Last week I reviewed Ronald E. Osborn’s book Death Before the Fall. Given the relatively eclectic nature of the book, I was unable to interact with some themes and interesting ideas that appear in the book. So I am going to be writing a few supplementary posts highlighting some of those additional aspects of the book.
In this article I’m going to highlight a clever critique that Osborn presents against the idea of a global flood. The argument consists of a festering tension between the following two claims:
(1) Young earth creationists believe the flood radically redrew the entire geological landscape in the most radical cataclysm the world has ever known.
(2) Genesis refers to geological features prior to the flood which existed after the flood, despite the fact that any global flood on the scale accepted by the young earth creationists would have likely destroyed those features.

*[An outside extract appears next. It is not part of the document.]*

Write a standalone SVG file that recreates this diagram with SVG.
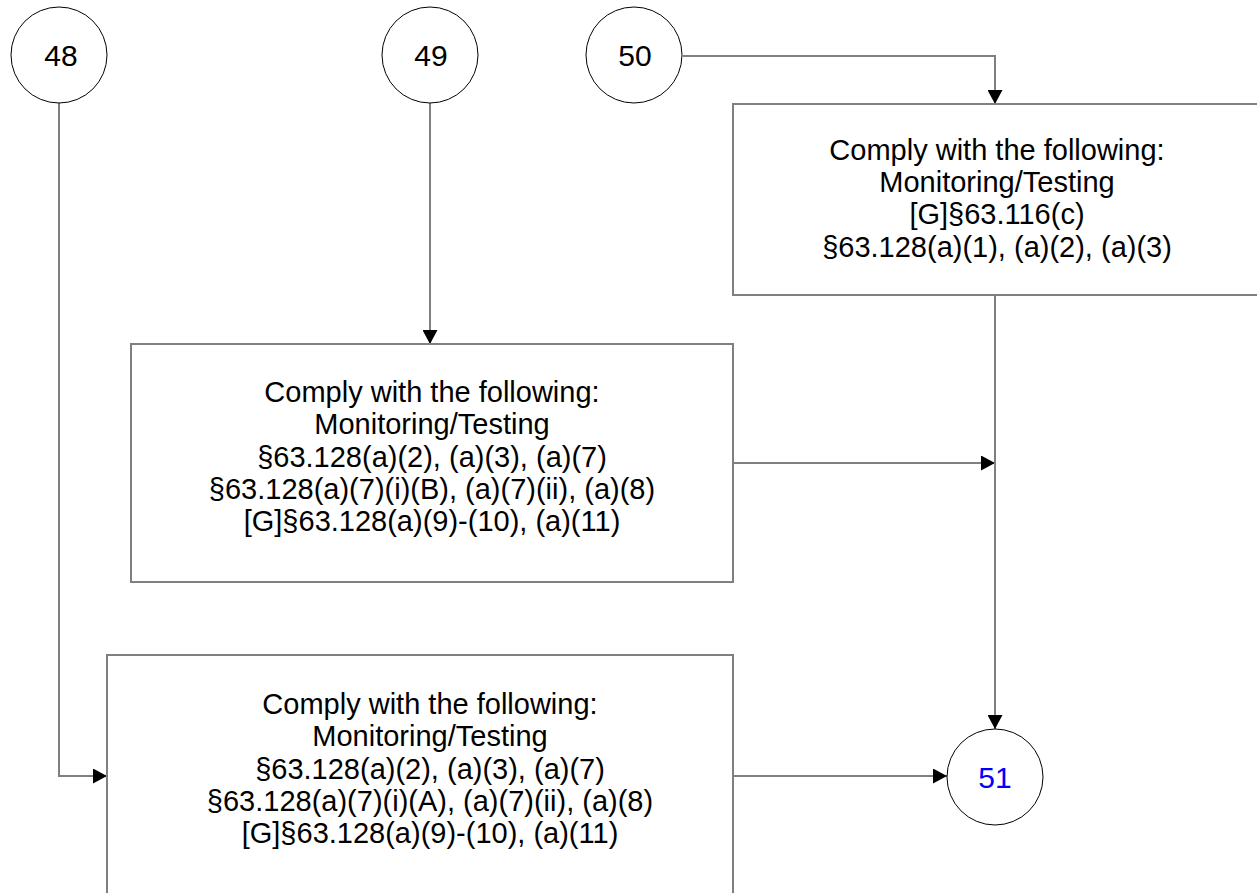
<svg xmlns="http://www.w3.org/2000/svg" width="1257" height="893" viewBox="0 0 1257 893">
<style>
.c{fill:#fff;stroke:#000;stroke-width:1}
.b{fill:#fff;stroke:#808080;stroke-width:2}
.e{fill:none;stroke:#808080;stroke-width:2}
text{font-family:"Liberation Sans",Arial,sans-serif;font-size:29px;text-anchor:middle;fill:#000}
.n{font-size:30px}
.blue{fill:#0000ff}
</style>
<defs>
<marker id="a" viewBox="0 0 14 15" refX="14" refY="7.5" markerWidth="14" markerHeight="15" markerUnits="userSpaceOnUse" orient="auto">
<path d="M0,0 L14,7.5 L0,15 Z" fill="#000"/>
</marker>
</defs>
<rect width="1257" height="893" fill="#fff"/>
<g id="connectors">
<path class="e" d="M59,103 V776 H107" marker-end="url(#a)"/>
<path class="e" d="M430,103 V344" marker-end="url(#a)"/>
<path class="e" d="M683,56 H995 V104" marker-end="url(#a)"/>
<path class="e" d="M733,463 H995" marker-end="url(#a)"/>
<path class="e" d="M995,295 V729" marker-end="url(#a)"/>
<path class="e" d="M733,776 H947" marker-end="url(#a)"/>
</g>
<g id="n48"><circle class="c" cx="59" cy="55" r="48"/><text class="n" x="61" y="66">48</text></g>
<g id="n49"><circle class="c" cx="430" cy="55" r="48"/><text class="n" x="431" y="66">49</text></g>
<g id="n50"><circle class="c" cx="634" cy="55" r="48"/><text class="n" x="635" y="66">50</text></g>
<g id="n51"><circle class="c" cx="995" cy="777" r="48"/><text class="n blue" x="995" y="788">51</text></g>
<g id="box1">
<path class="b" d="M1260,104 H733 V295 H1260"/>
<text x="997" y="160">Comply with the following:</text>
<text x="997" y="192">Monitoring/Testing</text>
<text x="997" y="224">[G]§63.116(c)</text>
<text x="997" y="257">§63.128(a)(1), (a)(2), (a)(3)</text>
</g>
<g id="box2">
<rect class="b" x="131" y="344" width="602" height="238"/>
<text x="432" y="402">Comply with the following:</text>
<text x="432" y="434">Monitoring/Testing</text>
<text x="432" y="467">§63.128(a)(2), (a)(3), (a)(7)</text>
<text x="432" y="499">§63.128(a)(7)(i)(B), (a)(7)(ii), (a)(8)</text>
<text x="432" y="531">[G]§63.128(a)(9)-(10), (a)(11)</text>
</g>
<g id="box3">
<path class="b" d="M107,900 V655 H733 V900"/>
<text x="430" y="714">Comply with the following:</text>
<text x="430" y="746">Monitoring/Testing</text>
<text x="430" y="779">§63.128(a)(2), (a)(3), (a)(7)</text>
<text x="430" y="811">§63.128(a)(7)(i)(A), (a)(7)(ii), (a)(8)</text>
<text x="430" y="843">[G]§63.128(a)(9)-(10), (a)(11)</text>
</g>
</svg>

Here’s the relevant passage:
“What should be made of the fact, for example, that the geological event that is said by creationists to have wreaked such havoc upon the earth’s surface, literally tearing apart its mantle, somehow left all of the preflood geographical markers mentioned in Genesis 1-10 (the Tigris and Euphrates Rivers, the land of Cush, the land of Nod) precisely in place once the flood waters subsided?” (57)
While Osborn notes the young earth creationist could appeal to various attempts to explain this fact (e.g. renaming new rivers “Tigris” and “Euphrates”; a special divine intervention to protect these features from destruction), he rightly notes such explanations are ad hoc and unconvincing. The plain sense of the text leaves the young earth creationist with an embarrassing tension between (1) and (2).
While I didn’t need another argument against the thesis of a global flood, one more is always welcome.